FOTOS/ROGÉRIO ALVES |
A nordestinidade, já de longa data, é contextualizada por
desgastada estereotipia que compõe um
estratificado discurso regionalista através de signos como a seca, o cangaço, o
coronelismo, o cabra-macho, a mulher-paraíba, os cordelistas, os messiânicos,
os milagreiros, e por aí vai.
Com um jeito de ser diferente nos seus maneirismos gestuais e
linguísticos, do sotaque às expressões idiomáticas, na tessitura vocal, com
suas rimas e modulações tonais, e na psicofisicalidade arretada. Que faz do nordestino, um forte no seu comportamental de
desafio às adversidades de uma região onde a prevalência solar é alegria e dor,
entre luz e sombras.
E, ao mesmo tempo, acentua seu complexo de inferioridade
quando é encarado apenas por um recorte folclorizado que torna mais árida sua luta por um lugar ao sol
na urbanidade civilizatória/tecnocrática da grande metrópole brasileira.
Estigmatizado como protótipo de provincianismo e como símbolo
de personagens caricaturizados, no intermédio da valoração atribuída à sua
cultura regional, do rico artesanato aos inspirados cantares poéticos e
musicais. E no real reconhecimento de mentores da intelectualidade pátria, de
Euclides da Cunha a Gilberto Freyre, passando pelo cinema de Glauber e pelo
teatro de Suassuna, entre outros tantos.
Pois é pensando neste cidadão brasileiro tão peculiar e tão referencial em nossa cotidianidade que o conhecido Grupo Carmin (RN), já aplaudido por montagem que passou pelos palcos cariocas(Jacy), está de volta. Desta vez indo mais
fundo na retomada da temática de enfoque regional, com A Invenção do Nordeste, tendo como pulsão o livro homônimo do historiador
Durval Muniz de Albuquerque.
Aqui, na versão dramatúrgica dúplice (ao lado de Pablo Capistrano)
do também ator no espetáculo Henrique Fontes, há ainda a participação
dos atores Mateus Cardoso e Robson Medeiros, em tríplice representação de uma
comédia dramática narrando os preparativos para escolha do protagonista de um
filme. Onde o elenco usa os nomes próprios em seus papéis, a saber o
de diretor (Henrique Fontes) e dos atores (Mateus Cardoso e Robson Medeiros)

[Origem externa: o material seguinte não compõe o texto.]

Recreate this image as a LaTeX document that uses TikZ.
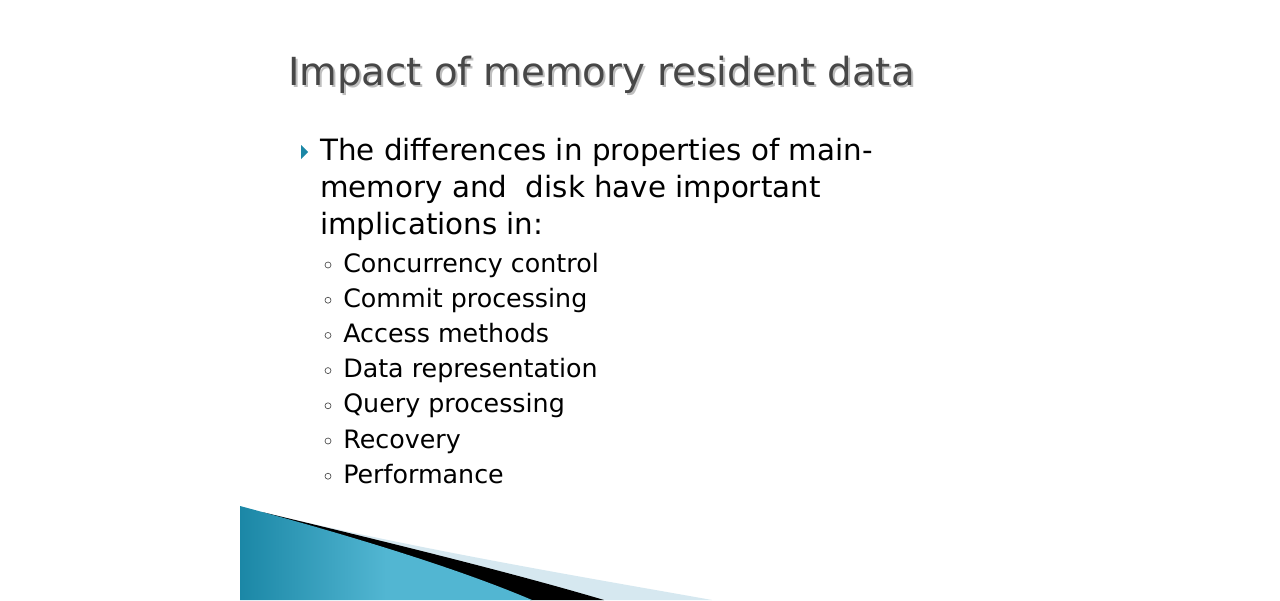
\documentclass[tikz,border=0pt]{standalone}
\usepackage{fontspec}
\setmainfont{DejaVu Sans}
\begin{document}
\begin{tikzpicture}[x=0.75pt,y=-0.75pt,
  body/.style={anchor=base west,inner sep=0pt,font=\fontsize{22}{26}\selectfont,text=black},
  sub/.style={anchor=base west,inner sep=0pt,font=\fontsize{19}{22}\selectfont,text=black},
  dot/.style={circle,draw=black!70,line width=0.5pt,inner sep=0pt,minimum size=4.5pt}]
\definecolor{teal1}{HTML}{1B87A6}
\definecolor{teal2}{HTML}{52B6D2}
\definecolor{pale}{HTML}{D6E8F0}
\definecolor{tgray}{HTML}{474747}
\useasboundingbox (0,0) rectangle (1280,600);
\fill[white] (0,0) rectangle (1280,600);
% decoration
\fill[pale] (300,521) .. controls (450,555) and (600,580) .. (712,600) -- (600,600) -- cycle;
\fill[black] (262,512) .. controls (400,545) and (520,575) .. (604,600) -- (530,600) -- cycle;
\shade[left color=teal1,right color=teal2,middle color=teal2] (240,506) .. controls (330,530) and (450,565) .. (532,600) -- (240,600) -- cycle;
% title
\node[anchor=base west,inner sep=0pt,text=black!25] at (290,87) {\fontsize{29}{34}\selectfont Impact of memory resident data};
\node (title) [anchor=base west,inner sep=0pt,text=tgray] at (288,85) {\fontsize{29}{34}\selectfont Impact of memory resident data};
% main bullet
\fill[teal1] (301,145) -- (308,152) -- (301,159) -- cycle;
\node (b1) [body] at (320,160) {The differences in properties of main-};
\node (b2) [body] at (320,197) {memory and\ \ disk have important};
\node (b3) [body] at (320,234) {implications in:};
% sub bullets
\foreach \t [count=\i] in {Concurrency control,Commit processing,Access methods,Data representation,Query processing,Recovery,Performance}{
  \pgfmathsetmacro{\yy}{272+35.2*(\i-1)}
  \node[dot] (d\i) at (328,\yy-7) {};
  \node[sub] (s\i) at (343,\yy) {\t};
}
\end{tikzpicture}
\end{document}
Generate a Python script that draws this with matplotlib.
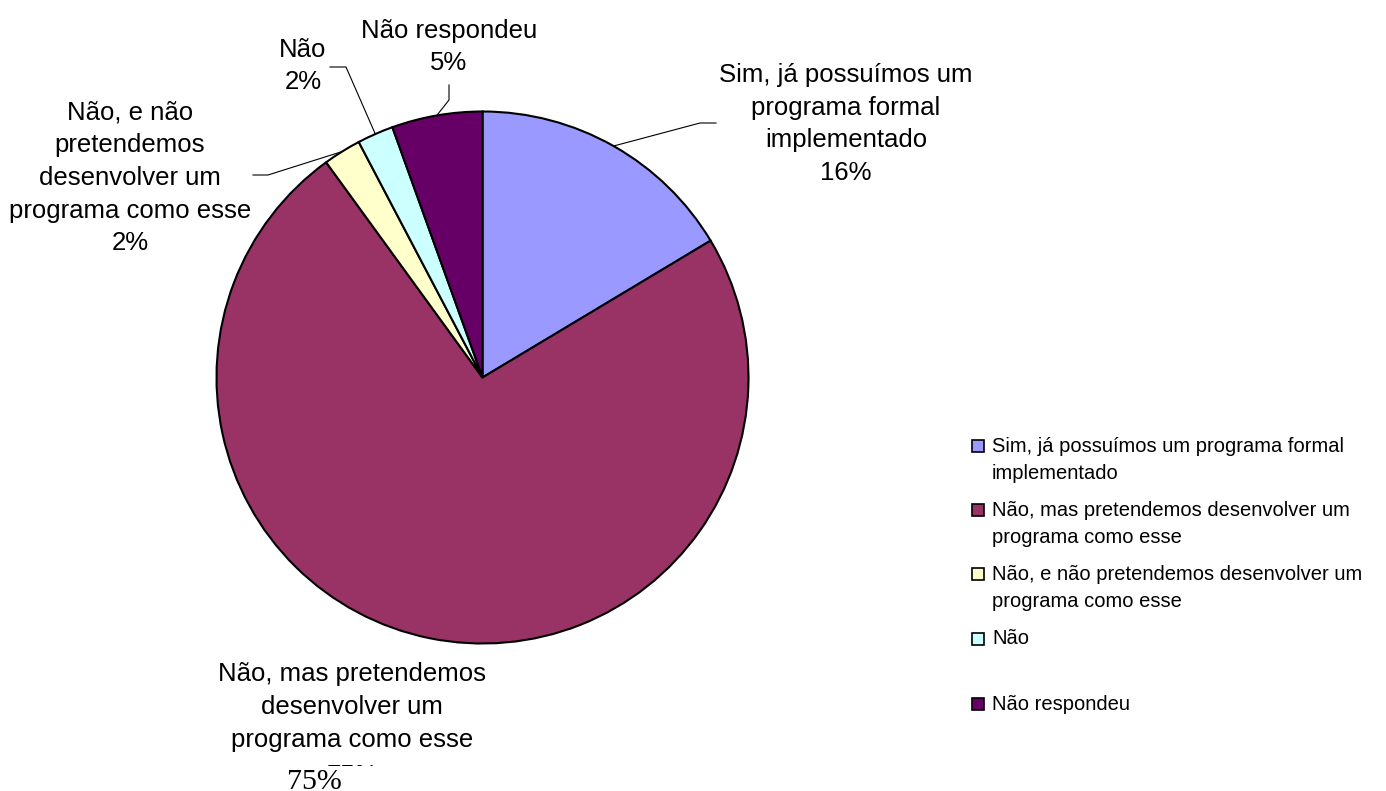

que vão se submeter aos testes para atender à demanda de uma grande produtora
do Sudeste.
Numa trama autoficcional
em que há um incisivo encontro de linguagens em tempo de ensaio, desde a
pesquisa iconográfica ao energizado substrato vocal (Gilmar Bedaque) e gestual(Ana
Claudia Albano Vieira), incluindo citações audiovisuais (de inserts irônicos do “coronelismo”no
Congresso a trechos fílmicos de Deus e o
Diabo na Terra do Sol.
Para isto contribuindo o minimalismo funcional do espaço cênico (Mathieu Duvignaud) como uma sala de estúdio onde a dupla de atores atua, ora em solos, ora em dialetação e até, especularmente,
com cenas fílmicas glauberianas exibidas num telão lateral.
Na abordagem dos estereótipos assumidos para o ideário de um personagem
nordestino, do retrato verista ao sonhado,
em criticismo desnudado ora com sutis
nuances ora com tratamento de ironizada maledicência, para
o alcance de um jogo teatral vivo, sob o seguro comando diretorial de Quitéria Kelly.
Compartilhado em cena por um potencializado Henrique Fontes com uma ágil e convicta dupla
atoral( Mateus Cardoso/Robson Medeiros), indo do puro deboche à provocação do
risível de intencionalidade reflexiva, em calibrada performance de uso e abuso dos recursos histriônicos e capaz de
desentorpecer qualquer espectador.
Numa gramática cênica fluente em seus achados cuja empatia, de teor irreverente e instintivo, faz A Invenção
do Nordeste dar seu pronto e qualitativo recado ao Sudeste, como uma das mais
gratas surpresas da temporada teatral.